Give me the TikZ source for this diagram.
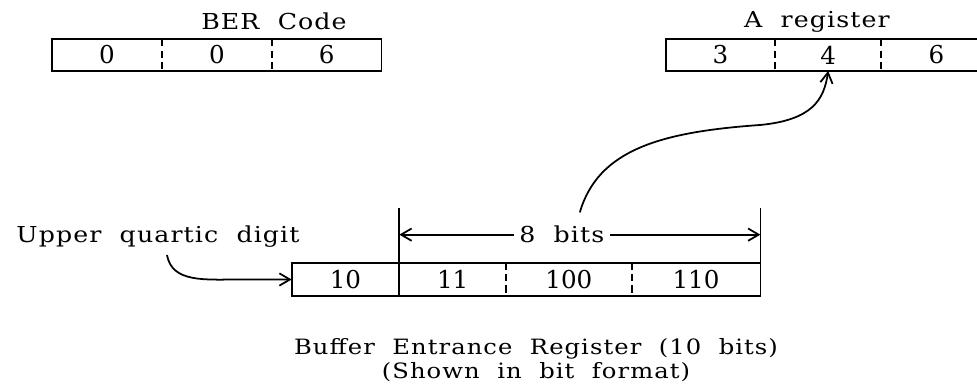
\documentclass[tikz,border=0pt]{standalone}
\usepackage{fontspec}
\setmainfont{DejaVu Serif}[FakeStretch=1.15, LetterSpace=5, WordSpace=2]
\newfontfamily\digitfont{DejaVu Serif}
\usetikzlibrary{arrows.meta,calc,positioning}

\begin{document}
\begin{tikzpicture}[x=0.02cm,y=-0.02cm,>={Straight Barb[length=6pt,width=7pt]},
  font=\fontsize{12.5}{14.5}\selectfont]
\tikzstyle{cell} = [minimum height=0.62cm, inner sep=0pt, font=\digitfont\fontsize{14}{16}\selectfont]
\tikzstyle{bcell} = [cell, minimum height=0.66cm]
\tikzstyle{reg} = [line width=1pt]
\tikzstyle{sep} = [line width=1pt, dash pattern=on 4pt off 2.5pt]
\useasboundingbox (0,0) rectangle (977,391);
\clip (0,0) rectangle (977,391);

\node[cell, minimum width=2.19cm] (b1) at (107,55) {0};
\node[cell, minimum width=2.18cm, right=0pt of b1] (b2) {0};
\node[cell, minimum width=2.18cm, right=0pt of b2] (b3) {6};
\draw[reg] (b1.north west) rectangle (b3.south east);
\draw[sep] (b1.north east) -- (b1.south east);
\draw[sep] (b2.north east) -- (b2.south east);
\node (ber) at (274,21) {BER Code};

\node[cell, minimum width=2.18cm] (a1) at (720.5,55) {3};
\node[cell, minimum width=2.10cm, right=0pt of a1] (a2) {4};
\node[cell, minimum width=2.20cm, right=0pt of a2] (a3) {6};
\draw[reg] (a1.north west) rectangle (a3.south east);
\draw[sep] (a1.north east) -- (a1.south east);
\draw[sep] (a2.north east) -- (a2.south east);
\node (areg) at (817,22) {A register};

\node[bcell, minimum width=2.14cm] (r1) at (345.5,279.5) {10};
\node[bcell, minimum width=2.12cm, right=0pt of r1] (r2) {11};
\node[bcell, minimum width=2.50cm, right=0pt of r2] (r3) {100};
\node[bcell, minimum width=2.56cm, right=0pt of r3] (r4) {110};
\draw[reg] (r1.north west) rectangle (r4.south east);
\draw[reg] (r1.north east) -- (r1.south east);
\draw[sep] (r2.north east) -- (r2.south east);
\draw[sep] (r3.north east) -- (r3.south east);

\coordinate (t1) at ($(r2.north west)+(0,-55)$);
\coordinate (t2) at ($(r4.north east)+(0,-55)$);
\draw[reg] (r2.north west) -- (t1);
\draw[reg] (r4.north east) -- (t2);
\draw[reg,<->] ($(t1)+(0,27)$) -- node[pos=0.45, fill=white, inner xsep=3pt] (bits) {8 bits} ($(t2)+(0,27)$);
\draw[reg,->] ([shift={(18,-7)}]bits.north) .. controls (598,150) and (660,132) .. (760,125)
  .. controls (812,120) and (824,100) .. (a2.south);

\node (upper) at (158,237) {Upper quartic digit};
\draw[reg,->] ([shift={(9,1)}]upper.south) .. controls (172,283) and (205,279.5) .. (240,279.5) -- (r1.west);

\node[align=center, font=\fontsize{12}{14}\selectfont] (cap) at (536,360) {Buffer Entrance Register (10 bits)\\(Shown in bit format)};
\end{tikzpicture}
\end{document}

* * *

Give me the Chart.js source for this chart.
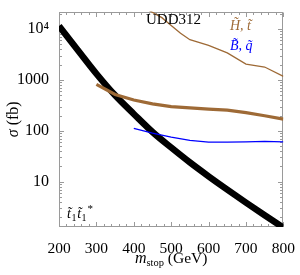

TASK REQUIREMENTS:
Pictures in the material above should be skipped; print exactly the lines from the one with "Give me the TikZ source for this diagram." through the one with "(areg) at (817,22)".

OUTPUT OF THE EXERCISE:
Give me the TikZ source for this diagram.
\documentclass[tikz,border=0pt]{standalone}
\usepackage{fontspec}
\setmainfont{DejaVu Serif}[FakeStretch=1.15, LetterSpace=5, WordSpace=2]
\newfontfamily\digitfont{DejaVu Serif}
\usetikzlibrary{arrows.meta,calc,positioning}

\begin{document}
\begin{tikzpicture}[x=0.02cm,y=-0.02cm,>={Straight Barb[length=6pt,width=7pt]},
  font=\fontsize{12.5}{14.5}\selectfont]
\tikzstyle{cell} = [minimum height=0.62cm, inner sep=0pt, font=\digitfont\fontsize{14}{16}\selectfont]
\tikzstyle{bcell} = [cell, minimum height=0.66cm]
\tikzstyle{reg} = [line width=1pt]
\tikzstyle{sep} = [line width=1pt, dash pattern=on 4pt off 2.5pt]
\useasboundingbox (0,0) rectangle (977,391);
\clip (0,0) rectangle (977,391);

\node[cell, minimum width=2.19cm] (b1) at (107,55) {0};
\node[cell, minimum width=2.18cm, right=0pt of b1] (b2) {0};
\node[cell, minimum width=2.18cm, right=0pt of b2] (b3) {6};
\draw[reg] (b1.north west) rectangle (b3.south east);
\draw[sep] (b1.north east) -- (b1.south east);
\draw[sep] (b2.north east) -- (b2.south east);
\node (ber) at (274,21) {BER Code};

\node[cell, minimum width=2.18cm] (a1) at (720.5,55) {3};
\node[cell, minimum width=2.10cm, right=0pt of a1] (a2) {4};
\node[cell, minimum width=2.20cm, right=0pt of a2] (a3) {6};
\draw[reg] (a1.north west) rectangle (a3.south east);
\draw[sep] (a1.north east) -- (a1.south east);
\draw[sep] (a2.north east) -- (a2.south east);
\node (areg) at (817,22) {A register};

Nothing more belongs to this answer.